Back in late February, during the last terrible snow storm, I ran off to Costa Rica with Stephanie (my cohort in yoga teaching) and 7 yoga students to luxuriate and practice yoga in the tropics. It seems like a while ago now though I still have the tan-lines to prove it.It's easy to forget what was so worthwhile about being away. Especially in New York, where the vibe is "life is less-than incredible elsewhere." But a retreat deep in the Costa Rican lushness is pretty incredible.
This year, I wrote some impressions to help me remember the sweetness of going on retreat. Below is part one and later this week, part two. Here goes...Most mornings, around 6am when we stumble from our cabins into the lodge, we can see the scarlet macaws dancing and squawking in the almond tree 100 meters down at the beach. We listen to a flock of toucans call. Just waking up, I have a sense of the jungle as a great big force with dizzying power, constantly growing, changing, demanding, expressing itself and requiring our full presence. Pay attention! It seems to say. On moonlit nights the banana palms leaves and dewy paths are bright and silvery--and seem to quiver with life. It feels magical.
In the lodge, we lean over the balcony, or sit on the polished floor as we sip steaming tea and coffee, nibble a piece of ripe banana, pineapple or papaya, trying to wake up. From the nearby kitchen, comes the low sound of a radio and rhythmic chopping of the cook prepping the day’s food. A shy woman with her glistening hair pulled neatly back, in tidy cut offs and a grey T-shirt finishes mopping the almond-wood floors. Yoga is at 630 down at the yoga deck near the beach. At 625 we gather our rolled up sticky mats and walk down through the reedy marsh over a wooden planked walkway (turtles, tadpoles, and toads underneath) over the lagoon with small red-winged black birds swooping by. The sky is flawless. Everything is damp--from the planks on the yoga deck, damp from heavy afternoon rains, to the straps and blocks, kept in big plastic tubs, to the thriving jungle.
Here in the south west of Costa Rica on the Pacific near Panama the humidity feels like it's about 7000%. Our clothes are never dry nor our hair. Long hair is always wet. Fine hair curls. Paper musts. Passports peel open like blooming laminated flowers. At night, the sheets begin damp and only get steamier with body heat, tossing under the draped canopy of mosquito netting. But this is good news in class. For yoga this means that we don’t need to do many sun salutations to warm up.

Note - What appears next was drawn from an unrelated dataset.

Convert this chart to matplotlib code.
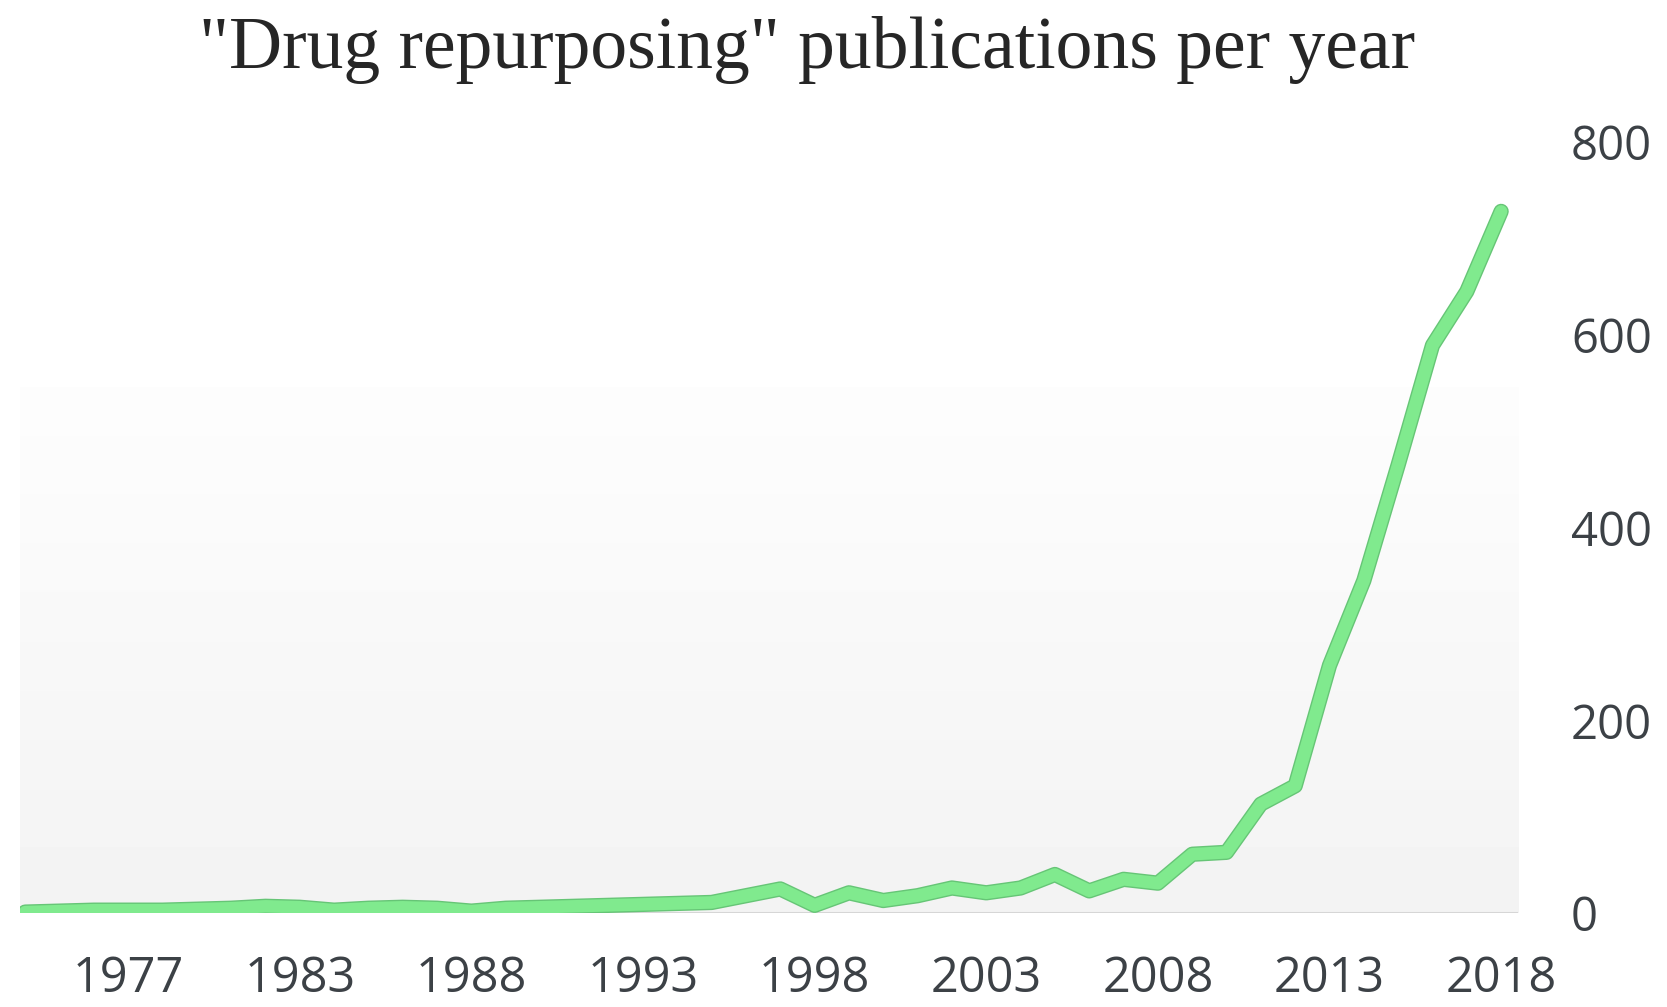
#<------------------------------------------------ Imports ------------------------------------------------>
import numpy as np
import matplotlib
matplotlib.use("Agg")
import matplotlib.pyplot as plt
import matplotlib.patheffects as pe

#<------------------------------------------------- Data -------------------------------------------------->
# categories on the axis (1979 is not in the source series)
years = [1974, 1975, 1976, 1977, 1978, 1980, 1981, 1982, 1983, 1984, 1985, 1986, 1987, 1988,
         1989, 1990, 1991, 1992, 1993, 1994, 1995, 1996, 1997, 1998, 1999, 2000, 2001, 2002,
         2003, 2004, 2005, 2006, 2007, 2008, 2009, 2010, 2011, 2012, 2013, 2014, 2015, 2016,
         2017, 2018]
publications = [1, 2, 3, 3, 3, 4, 5, 7, 6, 3, 5, 6, 5, 2, 5, 6, 7, 8, 9, 10, 11, 18, 25, 8,
                21, 13, 18, 26, 21, 26, 40, 23, 35, 31, 61, 63, 113, 132, 257, 345, 465, 589,
                645, 728]
tick_years = [1977, 1983, 1988, 1993, 1998, 2003, 2008, 2013, 2018]
y_ticks = [0, 200, 400, 600, 800]

title = '"Drug repurposing" publications per year'

#<------------------------------------------------- Plot -------------------------------------------------->
fig = plt.figure(figsize=(16.67, 10.07), dpi=100)
fig.patch.set_facecolor("white")
ax = fig.add_axes([0.012, 0.0933, 0.8988, 0.7657])

x = np.arange(len(years))
ax.set_xlim(-0.15, len(years) - 0.5)
ax.set_ylim(0, 800)

# faint grey fill in the lower part of the plot area
grad = np.linspace(0.952, 0.992, 64).reshape(-1, 1)
ax.imshow(grad, cmap="gray", vmin=0, vmax=1, aspect="auto", origin="lower",
          extent=(-0.15, len(years) - 0.5, 0, 545), zorder=0)

ax.axhline(0, color="#d6d6d6", lw=2.2, zorder=1)

ax.plot(x, publications, color="#80ea8e", lw=9, solid_joinstyle="round",
        solid_capstyle="round", zorder=3,
        path_effects=[pe.Stroke(linewidth=11, foreground="#66c576"), pe.Normal()])

for s in ax.spines.values():
    s.set_visible(False)

tick_pos = [years.index(y) for y in tick_years]
ax.set_xticks(tick_pos)
ax.set_xticklabels([str(y) for y in tick_years], family=["Liberation Sans Narrow", "Open Sans"],
                   fontsize=35, color="#3c4146")
ax.tick_params(axis="x", length=0, pad=30)

ax.yaxis.tick_right()
ax.set_yticks(y_ticks)
ax.set_yticklabels([str(v) for v in y_ticks], family=["Open Sans", "DejaVu Sans"],
                   fontsize=34, color="#3c4146")
ax.tick_params(axis="y", length=0, pad=38)

fig.text(0.484, 0.95, title, ha="center", va="center", family=["Liberation Serif", "DejaVu Serif"],
         fontsize=53, color="#262626")

fig.savefig("out.png", dpi=100, facecolor="white")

We can begin with a quarter the number of lunges and warrior ones and twos before our bodies build the necessary heat to move on to variations. Within a few minutes, the night’s stiffness--from active sleep, from yesterday’s hike to the waterfall or kayak trip to the snorkeling spot down the gulf--soon begins to shift and change, and even in these cool morning hours people sweat.